The rapidly expanding Gravitational-Wave Transient Catalog (GWTC) necessitates the development of model-independent techniques to uncover trends and subpopulations within the binary black hole (BBH) population. We present the first usage of the Uniform Manifold Approximation and Projection (UMAP) algorithm, a novel dimensionality-reduction technique, for the purpose of analyzing BBH mergers in GWTC-3. We show that UMAP, paired with a clustering algorithm, effectively partitions the population into four well-segregated subgroups principally via their primary and secondary mass components along with an outlier event, GW$190521\_030229$. UMAP clearly identifies objects in the ${\sim}10~M_\odot$ buildup in the BBH mass spectrum as their own group with aligned spins and mass ratios of ${\sim}0.2{-}0.7$ while objects in or above the ${\sim}35~M_\odot$ overdensity are all in the same, largest group and display typically lower effective spins as well as larger mass ratios (${\sim}0.5{-}0.9$) on average. With the aid of hierarchical population inference, we interpret these as subpopulations from different formation pathways, consistent with previous findings. We also find a transitional group of a handful of objects with masses in between the aforementioned buildups and broad support for anti-aligned spins. We examine the low-mass UMAP subgroup, which exhibits anti-correlation between the mass ratio and effective spin, and show that it drives such anti-correlation for the entire GWTC-3 sample. Overall, we demonstrate that UMAP is an interpretable, non-parametric framework that can not only be used for visualization but also for probing the astrophysics of the BBH population.

Figures (13)

• Figure 1: Two-dimensional output space of our fiducial UMAP analysis of GWTC-3 binary black holes. The axes, labeled UMAP$\mathrm{_1}$ and UMAP$\mathrm{_2}$, carry no intrinsic meaning such that relative spacing between points is arbitrary. The fives groups are delineated via a combination of the HDBSCAN clustering algorithm and visual group boundary determination. The median $m_1$ posterior sample for events GW$190521\_030229$ ('+'), GW$190412\_053044$ ('X'), and GW$150914\_095045$ ('$\bigtriangleup$') are also indicated. Lastly, we demarcate the median $m_1$ posterior sample of events that contribute to the ${\sim}70~M_{\odot}$ peak with gray diamonds.

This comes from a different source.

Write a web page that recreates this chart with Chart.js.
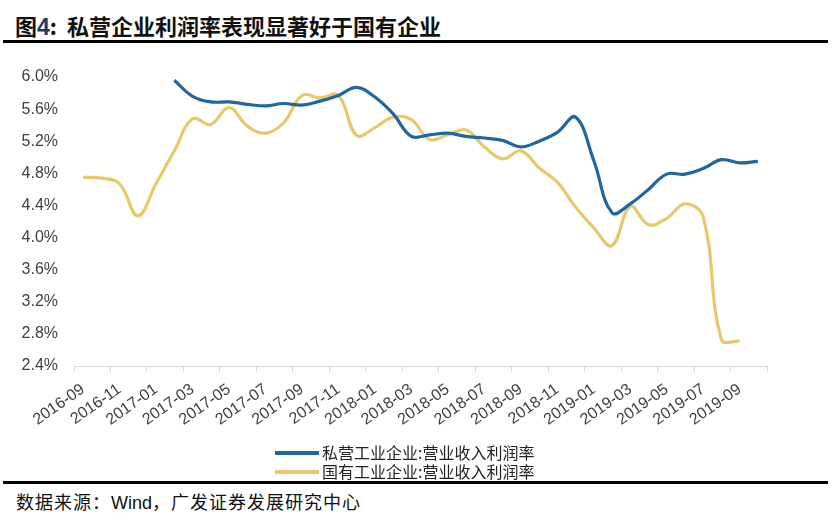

• Figure 2: Two-dimensional output space of our fiducial UMAP analysis for GWTC-3 binary black holes, color-coded by the sample's $m_1$ (top left), $m_2$ (top center), $M_\mathrm{chirp}$ (top right), $\chi_{\rm eff}$ (bottom left), $z$ (bottom center), and $q$ (bottom right) value. One can discern increasing and decreasing evolution in these parameters within individual groups.
• Figure 3: UMAP output space where each panel displays results from a different set of GW parameter inputs into the UMAP algorithm: $M_{\mathrm{chirp}}$ and $\chi_{\rm eff}$ (left), $M_{\mathrm{chirp}}$ and $q$ (center), $M_{\mathrm{chirp}}$ and $z$ (right). For comparison to Figure \ref{['fig:main']}, we color each sample by its group designation in our fiducial output space. Most of the fiducial differentiation between samples still appears when only $M_{\mathrm{chirp}}$ and $\chi_{\rm eff}$ are used as inputs.
• Figure 4: The left (right) panel shows the output space for the Simulation I (II) event samples with each sample colored by its group designation. The black squares represent the true injected parameter values for each event classified in the output space by the embedding produced from the samples. Black squares with yellow fill color indicate injections with $m_1 > 40 M_{\odot}$. The yellow polygons in each panel roughly enclose a region that only contains samples from $m_1 > 40 M_{\odot}$. Both simulations follow a PowerLaw+Peak black hole mass population model, but the main difference between the two is that Simulation II assumes an intrinsic correlation between mass ratio and effective spin. Appendix \ref{['appendix:figures']}, Figure \ref{['fig:sims_35Msol']} displays the clustering of samples near the ${\sim}35~M_\odot$ in the UMAP simulations space.
• Figure 5: The left (right) panels show the output space for the Simulation I (II) injections with each event colored by its mass ratio (top panels) or effective spin (bottom panels). The gray points represent the UMAP output space of all of the posterior samples of the injected events. Simulation II assumes an intrinsic anti-correlation between mass ratio and effective spin, which is also visually clear in the output space when comparing the top and bottom right panels.